Darwin also sent Herschel a copy of the book before it came out:
I cannot resist the temptation of showing in this feeble manner my respect, & the deep obligation, which I owe to your Introduction to Natural Philosophy. Scarcely anything in my life made so deep an impression on me: it made me wish to try to add my mite to the accumulated store of natural knowledge.
Small changes over time. Subtle chains of influence. The evolution of ideas. Of course we can’t say that Caroline Herschel’s nurturing of her nephew directly caused Darwin to arrive at his ideas on evolution (Lyell and others, including his own grandfather Erasmus, influenced him too) – but it’s all connected, and maybe if she hadn’t sat down with the infant John and shown him the atlas of the heavens, he would not have had such a broad scope of thinking. When he returned from the Cape in 1838, he would be fêted as the nation’s greatest scientist, honoured at a dinner attended by 400 eminent scientists and made a baronet at Queen Victoria’s coronation. But he never forgot the role his aunt played. In 1824 he had written to her:
“The Sacrifices you have individually made for your family are above all praise.”

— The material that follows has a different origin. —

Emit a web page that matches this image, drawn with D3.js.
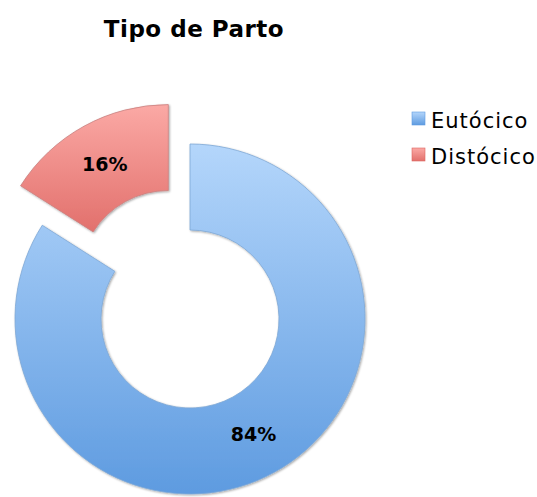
<!DOCTYPE html>
<html>
<head>
<meta charset="utf-8">
<script src="https://cdn.jsdelivr.net/npm/d3@7"></script>
<style>
  body { margin: 0; background: #fff; }
  text { font-family: "DejaVu Sans", Verdana, sans-serif; }
</style>
</head>
<body>
<svg id="Chart"></svg>
<script>
// data
let categories = ["Eutócico", "Distócico"]
let values = [84, 16]
let labels = ["84%", "16%"]

function getConfig() {
  let width = 537
  let height = 497
  let cx = 190, cy = 319
  let outer = 175, inner = 89
  let explode = 45
  let container = d3.select("#Chart")
    .attr("width", width)
    .attr("height", height)
  return { width, height, cx, cy, outer, inner, explode, container }
}

function addGradients(container) {
  let defs = container.append("defs")
  let stops = [
    ["gradBlue", "#b4d6fb", "#5e9be0"],
    ["gradRed", "#fba9a5", "#e2706c"]
  ]
  stops.forEach(s => {
    let g = defs.append("linearGradient")
      .attr("id", s[0])
      .attr("x1", 0).attr("y1", 0).attr("x2", 0).attr("y2", 1)
    g.append("stop").attr("offset", "0%").attr("stop-color", s[1])
    g.append("stop").attr("offset", "100%").attr("stop-color", s[2])
  })
  let f = defs.append("filter").attr("id", "shadow")
    .attr("x", "-10%").attr("y", "-10%").attr("width", "120%").attr("height", "120%")
  f.append("feDropShadow")
    .attr("dx", 1).attr("dy", 1).attr("stdDeviation", 1.2)
    .attr("flood-color", "#000").attr("flood-opacity", 0.35)
}

function drawDonut(config) {
  let { container, cx, cy, outer, inner, explode } = config
  let fills = ["url(#gradBlue)", "url(#gradRed)"]
  let pie = d3.pie().sort(null).value(d => d)
  let arcs = pie(values)
  let arc = d3.arc().innerRadius(inner).outerRadius(outer)

  let body = container.append("g")
    .attr("transform", `translate(${cx},${cy})`)

  let slices = body.selectAll(".slice")
    .data(arcs)
    .enter().append("g")
    .attr("class", "slice")
    .attr("transform", (d, i) => {
      if (i !== 1) return null
      let mid = (d.startAngle + d.endAngle) / 2
      return `translate(${explode * Math.sin(mid)},${-explode * Math.cos(mid)})`
    })

  slices.append("path")
    .attr("d", arc)
    .attr("fill", (d, i) => fills[i])
    .attr("stroke", (d, i) => i === 0 ? "#7fa8d6" : "#c98280")
    .attr("stroke-width", 0.8)
    .attr("filter", "url(#shadow)")

  slices.append("text")
    .attr("x", d => arc.centroid(d)[0])
    .attr("y", d => arc.centroid(d)[1])
    .attr("dy", "0.35em")
    .attr("text-anchor", "middle")
    .style("font-size", "19px")
    .style("font-weight", "bold")
    .text((d, i) => labels[i])
}

function drawTitle(config) {
  config.container.append("text")
    .attr("x", 194)
    .attr("y", 37)
    .attr("text-anchor", "middle")
    .style("font-size", "23px")
    .style("font-weight", "bold")
    .style("letter-spacing", "0.5px")
    .text("Tipo de Parto")
}

function drawLegend(config) {
  let strokes = ["#5f9be0", "#dc6460"]
  let legend = config.container.append("g")
    .attr("transform", "translate(412,112)")
  let items = legend.selectAll(".item")
    .data(categories)
    .enter().append("g")
    .attr("transform", (d, i) => `translate(0,${i * 36})`)
  items.append("rect")
    .attr("width", 13).attr("height", 13)
    .attr("fill", (d, i) => i === 0 ? "url(#gradBlue)" : "url(#gradRed)")
    .attr("stroke", (d, i) => strokes[i])
    .attr("stroke-width", 0.6)
  items.append("text")
    .attr("x", 19)
    .attr("y", 16)
    .style("font-size", "21px")
    .style("letter-spacing", "1px")
    .text(d => d)
}

let config = getConfig()
addGradients(config.container)
drawTitle(config)
drawDonut(config)
drawLegend(config)
</script>
</body>
</html>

Wonderful column on this most important subject. The connection between the aunt and Herschel was unknown to me and it is a really interesting one. I was well aware of Darwin's meeting and his thinking on these issues, but these links are new to the aunt are new to me.
In some ways it adds to discussions regarding hidden actors in history. I think that often the role of women has been ignored (from Franklin crystallography, to women doing computing, etc) and now there is yet another avenue open to ever more discovery-- the role of women in nurturing thinking about nature and understanding the world.